While the number of checks processed has declined by 8.3% over the past two decades, the average number of check frauds have increased monotonically. In a recent letter to ABA, the Senate Committee on Banking, Housing, and Urban Affairs wrote something similar – “In 2022, banks saw an 84% increase in check fraud, costing consumers an estimated $815 million”. Despite the obsolescence of traditional checks in today’s financial landscape, the specter of fraud looms, tenaciously refusing to fade away.

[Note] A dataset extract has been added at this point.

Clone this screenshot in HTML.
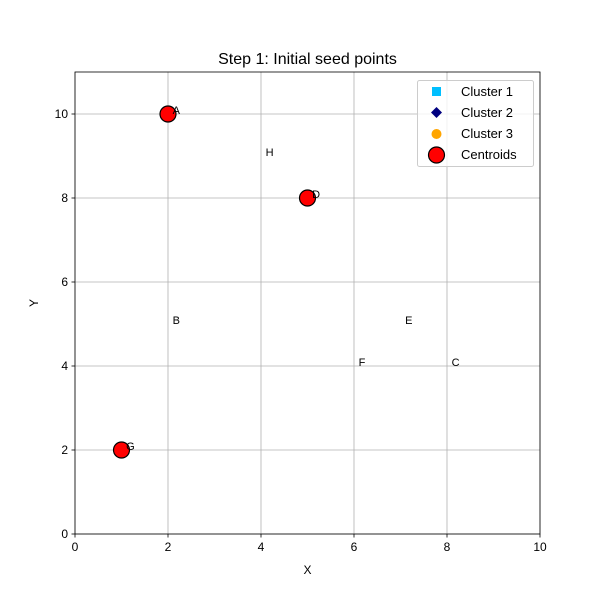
<!DOCTYPE html>
<html><head><meta charset="utf-8"><style>body{margin:0;background:#fff}svg{font-family:"Liberation Sans","DejaVu Sans",sans-serif}</style></head>
<body>
<svg id="c" width="600" height="600" xmlns="http://www.w3.org/2000/svg"></svg>
<script>
const labels=["A","B","C","D","E","F","G","H"];
const xs=[2,2,8,5,7,6,1,4];
const ys=[10,5,4,8,5,4,2,9];
const centroidX=[2,5,1];
const centroidY=[10,8,2];
const xTicks=[0,2,4,6,8,10];
const yTicks=[0,2,4,6,8,10];
const L=75,R=540,T=72,B=534,xMax=10,yMax=11;
const sx=v=>L+v/xMax*(R-L), sy=v=>B-v/yMax*(B-T);
const svg=document.getElementById('c');const NS='http://www.w3.org/2000/svg';
function mk(t,a,p){const e=document.createElementNS(NS,t);for(const k in a)e.setAttribute(k,a[k]);(p||svg).appendChild(e);return e;}
const grid=mk('g',{});


xTicks.forEach(v=>{mk('line',{x1:sx(v),x2:sx(v),y1:T,y2:B,stroke:'#b0b0b0','stroke-width':0.8},grid);
 mk('line',{x1:sx(v),x2:sx(v),y1:B,y2:B+3.5,stroke:'#000','stroke-width':0.8});
 const t=mk('text',{x:sx(v),y:B+17,'text-anchor':'middle','font-size':12});t.textContent=v;
 
 });
yTicks.forEach(v=>{mk('line',{x1:L,x2:R,y1:sy(v),y2:sy(v),stroke:'#b0b0b0','stroke-width':0.8},grid);
 mk('line',{x1:L-3.5,x2:L,y1:sy(v),y2:sy(v),stroke:'#000','stroke-width':0.8});
 const t=mk('text',{x:L-7,y:sy(v)+4,'text-anchor':'end','font-size':12});t.textContent=v;
 
 });
centroidX.forEach((cx,i)=>{const c=mk('circle',{cx:sx(cx),cy:sy(centroidY[i]),r:8,fill:'#ff0000',stroke:'#000','stroke-width':1.2});
 
 });
labels.forEach((l,i)=>{const t=mk('text',{x:sx(xs[i]+0.1),y:sy(ys[i]+0.05)+2,'font-size':11});t.textContent=l;
 
 });
const fr=mk('rect',{x:L,y:T,width:R-L,height:B-T,fill:'none',stroke:'#000','stroke-width':0.8});


</script>
<svg width="600" height="600" style="position:absolute;left:0;top:0" xmlns="http://www.w3.org/2000/svg" font-family="Liberation Sans, DejaVu Sans, sans-serif">
<text x="307.5" y="64" text-anchor="middle" font-size="16">Step 1: Initial seed points</text>
<text x="307.5" y="574" text-anchor="middle" font-size="12">X</text>
<text x="38" y="303" text-anchor="middle" font-size="12" transform="rotate(-90 38 303)">Y</text>
<g>
<rect x="417.5" y="80.5" width="116" height="86" rx="2" fill="#fff" fill-opacity="0.8" stroke="#ccc"/>
<rect x="432" y="87" width="9" height="9" fill="#00bfff"/>
<text x="461" y="96" font-size="13">Cluster 1</text>
<polygon points="436.5,107 442,112.5 436.5,118 431,112.5" fill="#000080"/>
<text x="461" y="117" font-size="13">Cluster 2</text>
<circle cx="436.5" cy="134" r="5" fill="#ffa500"/>
<text x="461" y="138" font-size="13">Cluster 3</text>
<circle cx="436.5" cy="155" r="8" fill="#ff0000" stroke="#000" stroke-width="1.2"/>
<text x="461" y="159" font-size="13">Centroids</text>
</g>
</svg>
</body></html>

Financial Institutions (FIs) have continuously grappled with an increased risk of check fraud. With advancements in technology and the nascence of complex algorithms to detect and deter, FIs have been able to combat, but only partially. The reduction of one element (human intervention) whilst over-dependence on the other (technology) has led to more significant inconsistencies than ever. Because of this, they find themselves increasingly susceptible to multi-faceted fraud risk. This situation underscores an immediate need to strike a balance between technology and human foresight.
As per the latest Payments Fraud and Control Survey report, 63% of respondents’ organizations have been prime targets of check fraud. Data from the Federal Reserve revealed that it continues to process gazillions of checks every year. $3.38 Billion in checks were collected last year, with a total value of $8.95 Trillion, making it an easy business for fraudsters. They are not fiddling with brick-and-mortar ways but embracing more sophisticated ways of exploiting customers.